I am not able to respect him as a leader or life partner, because he has not been those things. And it is important to a marriage that spouses both respect each other and that at least one of them is able to lead both to a more prosperous, peaceful life. We had and have love, yes - but no respect and trust as a married unit anymore. That's why I know it's over.


----------



## Orange_Pekoe (Jan 5, 2015)

Pluto2 said:


> Hi Orange.
> 
> So many adjustments for you and your DD. With a child that age, any change is hard and scary, but with your love and support and with the love I know her father has for her I truly think she will be ok. With all the problems you and your H have had, you never dragged her into the middle of things. Good job.
> 
> And you, exercising, a big raise! You go girl!
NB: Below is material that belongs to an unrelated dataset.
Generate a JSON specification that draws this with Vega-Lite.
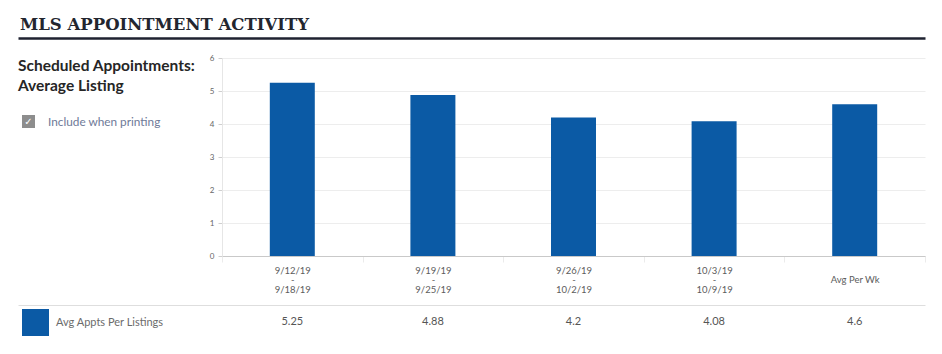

Hi Pluto, thank you for your vote of confidence! I should think more about what we've been able to do right, even through this split. I worry a lot about how all this is affecting my daughter...for example, going from preschool to a quick dinner with her dad, back home to me. Or going from my mom's house to her dad's house for a night, then back to me. I know she needs stability and I'm not sure if this is too much "excitement" for a toddler? But you're right...maybe I just need to take a deep breath, step back and stop being so afraid. I think paranoid thoughts like, "What if her dad gets into a car accident with her in the car and they both get hurt?" It's all stemming from fear...I just have to relax don't I.


----------



## Orange_Pekoe (Jan 5, 2015)

Openminded said:


> It's very likely he will continue to periodically tell you he has hope because he expects that eventually you will give in. If he were willing to change, it would be different but he isn't.
> 
> When you feel weak, remember that the only thing worse than reconciling with him and failing the last time is repeating all of that again because of how it affects your daughter (not to mention you).
> 
> When are you filing?


That's the million dollar question. I haven't filed yet, not because I have hope for our marriage, but because the idea overwhelms me. I have so much on my plate, that going to a lawyer and getting paperwork and arrangements in order seems too much to handle right now.


----------



## happy as a clam (Jan 5, 2014)

Orange... You should be so proud of yourself! You have made tremendous strides in healing. And congrats on your raise!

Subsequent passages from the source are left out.